I remember being horrified the first time I heard about teachers going on strike after I moved to Canada. In Florida, the state constitution doesn’t allow teachers to strike. I’m sure there’s a comprehensive list of pros and cons that can be debated, but I can’t help but think that it’s a good thing that school goes on. In my entire life, I never had to miss a day of school because teachers went on strike.
For me, I don’t think a strike would have been a great hardship. For my son, it could be devastating until he gets used to a new routine. Once school resumes, he’d have to return to his school routine and that would inevitably be a difficult transition.
It may sound as if I am anti-teachers, but I’m not. The gratitude I feel toward Brandon’s teacher - who is a lovely, sweet, wonderful woman - cannot be easily expressed in words. I can’t find the words to tell you how much I appreciate what she’s done for him. It seriously brings tears of gratitude nearly every time I think about it. Here’s just a few examples of why she’s worth at least twice her weight in gold:
- A one-hour call before the start of school to get to know Brandon’s special needs.
- Regular emails advising us on how he’s doing.
- Permission for him to bring a special toy to school while he acclimates to the new routine.
- Booking us at the end of the day of parent-teacher interviews to allow extra time for discussion about how to help Brandon.
- Telling us how much she loves having him in her class.
- Willingness to implement suggestions from Brandon’s therapists.
That last one is huge for us and I have a story about it: I am not a dollar store shopper. I rarely go into them and, in fact, generally dislike their existence. However, at Brandon’s age and since we need to buy supplies for some of the suggestions we get from the therapists, the dollar store is the best option. One evening, I took Brandon with me and let him wander looking for something he wanted to get while I browsed craft supplies. It was after 6pm, just down the road from Brandon’s school - well after school was out for the day.
Who was there? Brandon’s teacher. And she was loading up her basket with all sorts of supplies. Every last thing she had, she pulled out to show me and and told me how she would be using it to implement one suggestion or another from his daycare or therapists.
I’m pretty sure she didn’t use her school board credit card to pay for it either.

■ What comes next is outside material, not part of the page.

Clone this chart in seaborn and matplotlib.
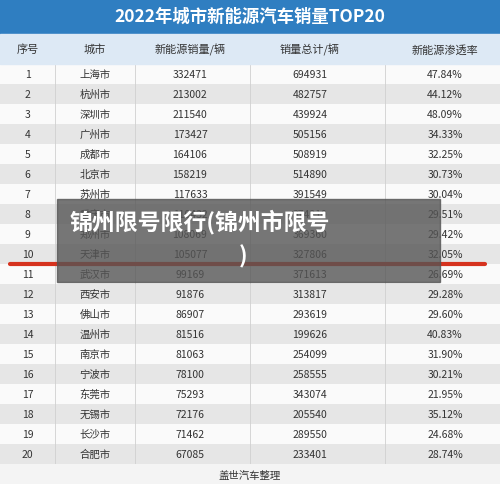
import matplotlib
matplotlib.use("Agg")
import matplotlib.pyplot as plt
import seaborn as sns
import numpy as np
from matplotlib.patches import Rectangle

sns.set_theme(style="white")
plt.rcParams['font.family'] = ['Noto Sans CJK SC', 'DejaVu Sans']

ranks = list(range(1, 21))
cities = ["上海市","杭州市","深圳市","广州市","成都市","北京市","苏州市","重庆市","郑州市","天津市",
          "武汉市","西安市","佛山市","温州市","南京市","宁波市","东莞市","无锡市","长沙市","合肥市"]
nev_sales = [332471,213002,211540,173427,164106,158219,117633,110432,108069,105077,
             99169,91876,86907,81516,81063,78100,75293,72176,71462,67085]
total_sales = [694931,482757,439924,505156,508919,514890,391549,374210,369360,327806,
               371613,313817,293619,199626,254099,258555,343074,205540,289550,233401]
penetration = ["47.84%","44.12%","48.09%","34.33%","32.25%","30.73%","30.04%","29.51%","29.42%","32.05%",
               "26.69%","29.28%","29.60%","40.83%","31.90%","30.21%","21.95%","35.12%","24.68%","28.74%"]
headers = ["序号","城市","新能源销量/辆","销量总计/辆","新能源渗透率"]
title = "2022年城市新能源汽车销量TOP20"

W, H = 500, 485
fig = plt.figure(figsize=(5, 4.85), dpi=100)
fig.patch.set_facecolor("#f4f4f4")

top_rows, bot_rows = 65, 465
ax = fig.add_axes([0, 1 - bot_rows / H, 1, (bot_rows - top_rows) / H])
stripe = np.array([[0 if r % 2 else 1] for r in ranks])
sns.heatmap(stripe, ax=ax, cmap=sns.color_palette(["#fafafa", "#e6e6e6"], as_cmap=True),
            cbar=False, xticklabels=False, yticklabels=False, linewidths=0)
ax.set_xlim(0, 1)
col_x = [0.055, 0.19, 0.38, 0.62, 0.89]
for i in range(20):
    y = i + 0.5
    vals = [str(ranks[i]), cities[i], str(nev_sales[i]), str(total_sales[i]), penetration[i]]
    for x, v in zip(col_x, vals):
        ax.text(x, y, v, ha="center", va="center", fontsize=7.5, color="#333333")
for x in [0.11, 0.27, 0.5, 0.77]:
    ax.axvline(x, color="#d0d0d0", lw=0.6)
ax.plot([0.02, 0.97], [10, 10], color="#d6321e", lw=3, solid_capstyle="round")

fig.patches.append(Rectangle((0, 1 - 35 / H), 1, 35 / H, transform=fig.transFigure, color="#2f7ec1", zorder=0))
fig.text(0.5, 1 - 17 / H, title, ha="center", va="center", color="white", fontsize=12.5, weight="bold")
fig.patches.append(Rectangle((0, 1 - 65 / H), 1, 30 / H, transform=fig.transFigure, color="#dde9f5", zorder=0))
for x, h in zip(col_x, headers):
    fig.text(x, 1 - 50 / H, h, ha="center", va="center", fontsize=8, color="#333333")
fig.text(0.5, 1 - 476 / H, "盖世汽车整理", ha="center", va="center", fontsize=7.5, color="#333333")

fig.patches.append(Rectangle((57 / W, 1 - 283 / H), 383 / W, 83 / H, transform=fig.transFigure,
                             color="#555555", alpha=0.8, zorder=5))
fig.text(70 / W, 1 - 222 / H, "锦州限号限行(锦州市限号", ha="left", va="center", fontsize=16.5,
         weight="bold", color="white", zorder=6)
fig.text(243 / W, 1 - 257 / H, ")", ha="center", va="center", fontsize=16.5,
         weight="bold", color="white", zorder=6)

fig.savefig("out.png", dpi=100, facecolor=fig.get_facecolor())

Brandon’s teacher and principal worked with the school’s educational assistant (EA) staff to find one that could help assist him during his transitions from daycare to school and back. They did this to accommodate his needs, even though they hadn’t anticipated the necessity when budgeting for staff and alloting time for the year.
The school - and especially Brandon’s teacher and principal - have bent over backwards for him.
This is how school should be for every child, in my opinion. Their individual needs met by staff who are caring and concerned.
So, while some are upset with teachers and perceive them as greedy and uncaring of the children, I know that this couldn’t be further from the truth - at least not all the time. I sincerely hope that a strike doesn’t happen. In truth, I wish that the government would find a way to ensure that a strike never happens again. However, I would not want them to do so in such a way that would suffocate the teachers’ and other education staff’s right to better working conditions and/or pay.
As the daughter of a special education teacher, I can’t help but support teachers like Brandon’s who exemplify what I’ve always hoped my son would experience with his teachers. I’ve experienced first-hand, from watching my mom, just how hard teachers who care work for their students. I’ve felt the impact of having teachers who are passionate about helping kids learn. I value that contribution to the world at large and I’ll always be grateful when we are blessed with teachers like Brandon’s.